Records from a data source

+++

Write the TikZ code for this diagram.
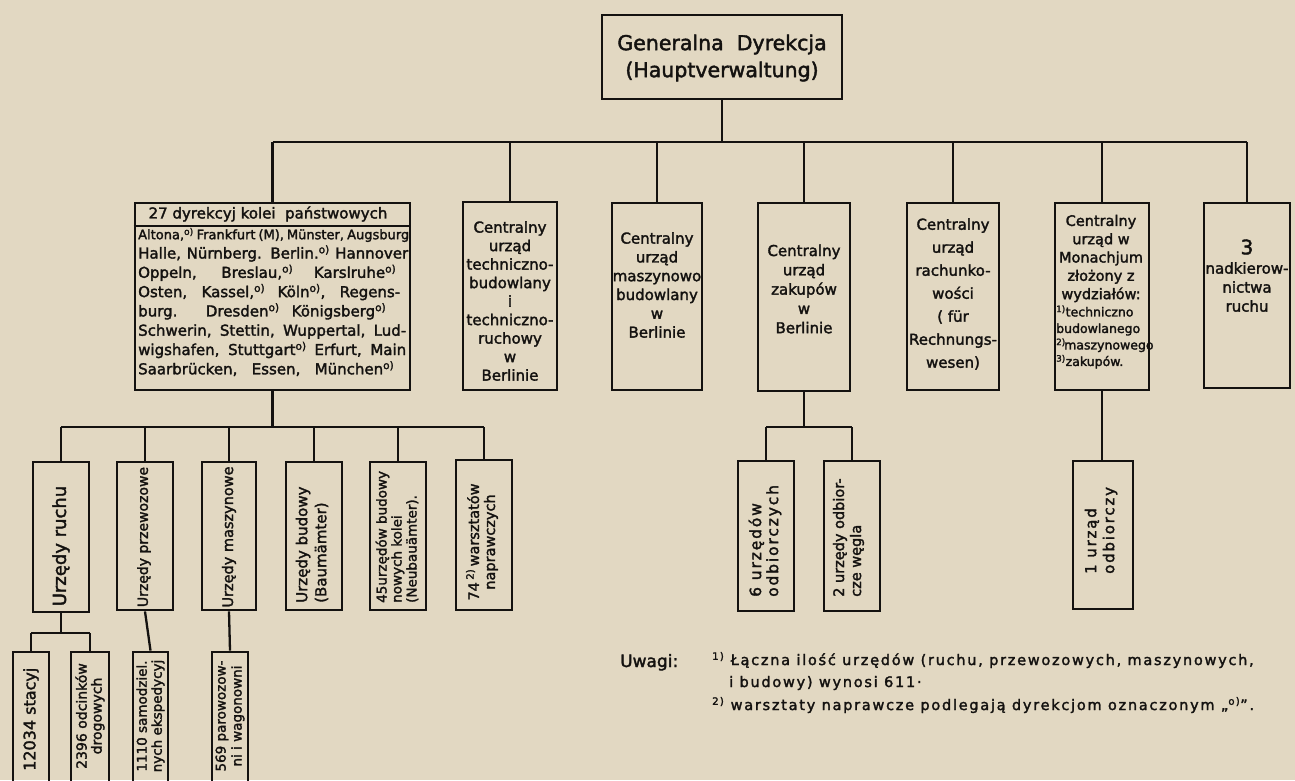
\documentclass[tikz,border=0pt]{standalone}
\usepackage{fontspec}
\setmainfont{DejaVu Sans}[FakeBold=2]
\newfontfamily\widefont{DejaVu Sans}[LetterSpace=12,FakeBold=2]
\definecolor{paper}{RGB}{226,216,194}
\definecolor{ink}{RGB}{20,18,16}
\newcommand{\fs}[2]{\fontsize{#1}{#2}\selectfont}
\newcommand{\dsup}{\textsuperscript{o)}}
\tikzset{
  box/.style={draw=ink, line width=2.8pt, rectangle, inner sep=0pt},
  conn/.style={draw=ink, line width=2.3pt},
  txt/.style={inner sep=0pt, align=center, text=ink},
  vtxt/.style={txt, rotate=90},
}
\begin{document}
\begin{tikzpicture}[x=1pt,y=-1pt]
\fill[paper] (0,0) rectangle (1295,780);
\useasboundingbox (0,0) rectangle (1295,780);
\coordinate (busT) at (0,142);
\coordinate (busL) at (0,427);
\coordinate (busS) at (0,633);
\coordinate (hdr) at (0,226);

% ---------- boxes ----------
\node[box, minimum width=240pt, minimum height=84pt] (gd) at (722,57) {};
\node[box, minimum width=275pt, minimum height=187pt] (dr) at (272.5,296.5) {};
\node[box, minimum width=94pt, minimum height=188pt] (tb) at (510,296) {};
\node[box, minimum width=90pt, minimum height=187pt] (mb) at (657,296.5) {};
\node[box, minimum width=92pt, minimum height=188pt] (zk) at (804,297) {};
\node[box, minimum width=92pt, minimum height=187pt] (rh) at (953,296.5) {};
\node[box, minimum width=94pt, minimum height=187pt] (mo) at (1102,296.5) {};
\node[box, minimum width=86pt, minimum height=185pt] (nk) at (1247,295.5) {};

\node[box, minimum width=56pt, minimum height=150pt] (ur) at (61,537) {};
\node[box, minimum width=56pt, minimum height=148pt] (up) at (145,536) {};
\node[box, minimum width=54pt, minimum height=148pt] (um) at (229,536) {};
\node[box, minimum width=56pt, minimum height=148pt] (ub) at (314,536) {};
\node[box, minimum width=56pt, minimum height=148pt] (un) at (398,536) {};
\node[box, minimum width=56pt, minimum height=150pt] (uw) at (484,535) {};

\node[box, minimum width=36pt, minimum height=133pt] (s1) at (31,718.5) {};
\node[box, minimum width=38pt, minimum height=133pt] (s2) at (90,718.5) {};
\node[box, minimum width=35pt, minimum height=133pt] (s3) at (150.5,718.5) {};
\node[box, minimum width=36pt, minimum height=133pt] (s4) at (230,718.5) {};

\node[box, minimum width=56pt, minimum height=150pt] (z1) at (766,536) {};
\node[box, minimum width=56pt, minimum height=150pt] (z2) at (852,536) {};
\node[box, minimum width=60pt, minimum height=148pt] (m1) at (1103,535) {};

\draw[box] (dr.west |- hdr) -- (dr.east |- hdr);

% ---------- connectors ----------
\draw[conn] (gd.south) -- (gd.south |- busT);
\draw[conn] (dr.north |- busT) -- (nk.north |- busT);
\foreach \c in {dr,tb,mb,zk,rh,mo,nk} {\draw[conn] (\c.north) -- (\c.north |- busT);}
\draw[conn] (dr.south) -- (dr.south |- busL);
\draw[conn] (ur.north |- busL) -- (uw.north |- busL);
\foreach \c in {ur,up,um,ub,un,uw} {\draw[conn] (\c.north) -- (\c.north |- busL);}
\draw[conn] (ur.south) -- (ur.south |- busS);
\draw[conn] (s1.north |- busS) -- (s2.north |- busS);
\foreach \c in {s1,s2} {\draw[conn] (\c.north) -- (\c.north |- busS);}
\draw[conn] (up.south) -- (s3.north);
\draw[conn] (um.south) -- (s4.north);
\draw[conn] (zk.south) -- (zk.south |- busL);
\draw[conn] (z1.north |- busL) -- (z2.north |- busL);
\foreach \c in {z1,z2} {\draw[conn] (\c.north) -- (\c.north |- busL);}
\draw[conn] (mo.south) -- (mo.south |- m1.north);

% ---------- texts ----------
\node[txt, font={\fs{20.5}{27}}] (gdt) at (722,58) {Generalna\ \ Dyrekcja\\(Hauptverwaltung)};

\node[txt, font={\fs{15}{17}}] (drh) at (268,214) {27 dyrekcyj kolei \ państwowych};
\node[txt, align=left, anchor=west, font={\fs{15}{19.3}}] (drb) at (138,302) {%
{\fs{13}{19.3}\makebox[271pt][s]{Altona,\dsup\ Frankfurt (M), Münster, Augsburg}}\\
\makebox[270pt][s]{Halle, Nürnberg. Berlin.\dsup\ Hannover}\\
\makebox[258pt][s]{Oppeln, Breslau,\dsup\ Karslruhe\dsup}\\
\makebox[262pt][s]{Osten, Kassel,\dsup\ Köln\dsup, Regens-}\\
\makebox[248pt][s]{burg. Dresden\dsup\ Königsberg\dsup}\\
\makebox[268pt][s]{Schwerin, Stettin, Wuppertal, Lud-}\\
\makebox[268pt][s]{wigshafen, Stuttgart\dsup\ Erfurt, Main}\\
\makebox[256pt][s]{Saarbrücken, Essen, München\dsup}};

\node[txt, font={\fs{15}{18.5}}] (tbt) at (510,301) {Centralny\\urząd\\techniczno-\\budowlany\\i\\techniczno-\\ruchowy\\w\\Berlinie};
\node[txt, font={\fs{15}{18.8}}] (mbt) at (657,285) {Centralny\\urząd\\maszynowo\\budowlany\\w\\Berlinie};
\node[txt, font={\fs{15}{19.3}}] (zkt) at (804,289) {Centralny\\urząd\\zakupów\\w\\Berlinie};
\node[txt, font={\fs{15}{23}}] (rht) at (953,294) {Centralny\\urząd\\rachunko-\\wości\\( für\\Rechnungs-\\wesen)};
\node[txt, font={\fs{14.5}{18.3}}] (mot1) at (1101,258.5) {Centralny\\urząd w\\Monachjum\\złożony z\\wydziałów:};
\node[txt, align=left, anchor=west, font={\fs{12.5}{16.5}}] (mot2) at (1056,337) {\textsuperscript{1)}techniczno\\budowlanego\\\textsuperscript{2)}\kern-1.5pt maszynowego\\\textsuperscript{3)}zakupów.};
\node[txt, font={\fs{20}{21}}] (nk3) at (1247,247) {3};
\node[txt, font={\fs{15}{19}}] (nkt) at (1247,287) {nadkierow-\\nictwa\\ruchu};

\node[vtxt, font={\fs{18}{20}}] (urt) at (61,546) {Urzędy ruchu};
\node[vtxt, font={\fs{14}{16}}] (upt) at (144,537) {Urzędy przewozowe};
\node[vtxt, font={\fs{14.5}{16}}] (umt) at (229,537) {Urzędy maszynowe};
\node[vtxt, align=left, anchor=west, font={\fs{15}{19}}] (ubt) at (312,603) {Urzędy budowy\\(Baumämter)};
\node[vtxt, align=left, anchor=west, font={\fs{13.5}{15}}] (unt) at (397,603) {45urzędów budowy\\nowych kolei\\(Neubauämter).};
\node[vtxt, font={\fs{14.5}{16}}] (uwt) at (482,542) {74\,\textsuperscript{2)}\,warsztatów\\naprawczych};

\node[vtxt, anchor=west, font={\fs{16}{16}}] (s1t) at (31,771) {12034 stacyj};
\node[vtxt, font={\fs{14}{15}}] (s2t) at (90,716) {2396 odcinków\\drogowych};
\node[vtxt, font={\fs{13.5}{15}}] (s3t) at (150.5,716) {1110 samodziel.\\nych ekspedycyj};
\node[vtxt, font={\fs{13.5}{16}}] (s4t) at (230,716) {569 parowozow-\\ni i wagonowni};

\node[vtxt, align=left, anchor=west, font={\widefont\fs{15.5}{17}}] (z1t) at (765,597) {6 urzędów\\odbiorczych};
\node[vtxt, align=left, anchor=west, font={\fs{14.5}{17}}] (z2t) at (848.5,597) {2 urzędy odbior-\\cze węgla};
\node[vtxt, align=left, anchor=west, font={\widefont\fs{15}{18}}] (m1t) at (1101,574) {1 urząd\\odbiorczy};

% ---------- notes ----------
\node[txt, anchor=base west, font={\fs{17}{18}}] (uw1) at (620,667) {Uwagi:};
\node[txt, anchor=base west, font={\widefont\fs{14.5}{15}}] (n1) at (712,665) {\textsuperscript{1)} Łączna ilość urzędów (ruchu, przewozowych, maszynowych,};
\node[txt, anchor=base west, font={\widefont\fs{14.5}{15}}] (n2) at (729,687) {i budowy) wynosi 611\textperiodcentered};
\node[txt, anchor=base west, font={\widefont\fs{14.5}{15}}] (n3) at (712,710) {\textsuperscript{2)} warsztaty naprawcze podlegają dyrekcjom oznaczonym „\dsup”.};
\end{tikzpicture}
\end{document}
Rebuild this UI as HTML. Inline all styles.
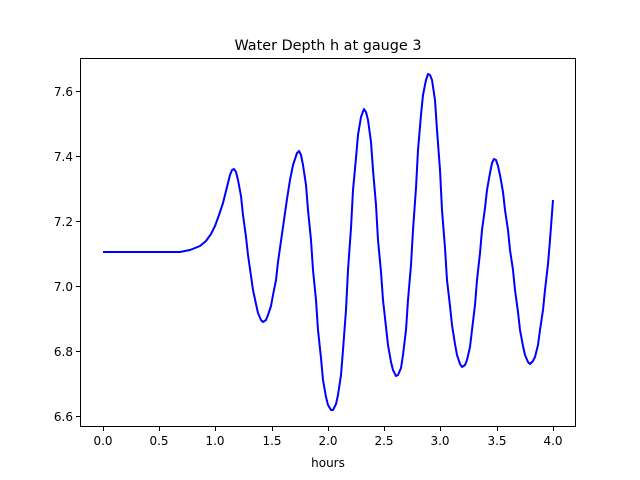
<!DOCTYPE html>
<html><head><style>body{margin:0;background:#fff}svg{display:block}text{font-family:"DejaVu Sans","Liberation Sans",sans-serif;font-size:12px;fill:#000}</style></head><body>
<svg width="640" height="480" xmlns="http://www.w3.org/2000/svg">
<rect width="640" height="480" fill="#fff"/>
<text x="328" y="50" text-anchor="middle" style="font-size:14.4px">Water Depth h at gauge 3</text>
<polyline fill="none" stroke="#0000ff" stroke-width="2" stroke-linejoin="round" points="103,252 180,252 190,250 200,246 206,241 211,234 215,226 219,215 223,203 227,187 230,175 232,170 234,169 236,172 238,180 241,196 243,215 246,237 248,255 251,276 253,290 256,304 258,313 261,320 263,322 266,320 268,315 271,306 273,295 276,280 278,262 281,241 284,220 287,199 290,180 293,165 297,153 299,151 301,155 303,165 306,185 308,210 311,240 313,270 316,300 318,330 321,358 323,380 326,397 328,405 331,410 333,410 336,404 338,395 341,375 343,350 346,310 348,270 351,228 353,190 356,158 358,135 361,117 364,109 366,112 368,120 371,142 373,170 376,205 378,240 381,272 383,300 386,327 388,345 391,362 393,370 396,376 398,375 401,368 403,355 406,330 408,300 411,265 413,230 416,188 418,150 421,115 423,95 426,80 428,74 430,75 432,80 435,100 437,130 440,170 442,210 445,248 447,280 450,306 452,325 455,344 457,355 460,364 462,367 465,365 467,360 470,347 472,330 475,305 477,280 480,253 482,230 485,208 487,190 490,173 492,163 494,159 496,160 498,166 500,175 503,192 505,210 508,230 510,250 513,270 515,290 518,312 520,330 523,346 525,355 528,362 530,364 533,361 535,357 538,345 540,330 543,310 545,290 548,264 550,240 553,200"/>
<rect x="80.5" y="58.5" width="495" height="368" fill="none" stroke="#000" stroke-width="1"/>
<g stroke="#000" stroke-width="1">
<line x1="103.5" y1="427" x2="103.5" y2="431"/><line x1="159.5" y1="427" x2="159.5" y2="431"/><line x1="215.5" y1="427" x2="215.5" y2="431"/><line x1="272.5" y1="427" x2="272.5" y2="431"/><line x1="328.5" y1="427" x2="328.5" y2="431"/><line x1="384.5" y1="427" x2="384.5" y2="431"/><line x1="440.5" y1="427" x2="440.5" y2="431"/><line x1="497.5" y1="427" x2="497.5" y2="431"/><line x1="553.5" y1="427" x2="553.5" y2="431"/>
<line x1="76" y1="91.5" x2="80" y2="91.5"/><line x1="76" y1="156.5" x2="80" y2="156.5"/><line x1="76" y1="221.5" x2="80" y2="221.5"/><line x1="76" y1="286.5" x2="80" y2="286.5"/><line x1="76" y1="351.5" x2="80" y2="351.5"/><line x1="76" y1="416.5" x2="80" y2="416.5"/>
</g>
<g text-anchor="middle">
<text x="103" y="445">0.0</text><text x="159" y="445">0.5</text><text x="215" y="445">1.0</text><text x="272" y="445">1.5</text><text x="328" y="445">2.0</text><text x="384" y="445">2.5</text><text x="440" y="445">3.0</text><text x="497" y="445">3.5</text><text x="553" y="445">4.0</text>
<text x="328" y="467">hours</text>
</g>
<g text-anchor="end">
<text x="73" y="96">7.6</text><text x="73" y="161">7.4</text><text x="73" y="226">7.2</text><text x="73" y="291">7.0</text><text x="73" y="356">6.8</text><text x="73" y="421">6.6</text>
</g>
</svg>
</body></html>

+++

Aim of the exercise: State only the number of lines in these entries that contain "this".

The output: 2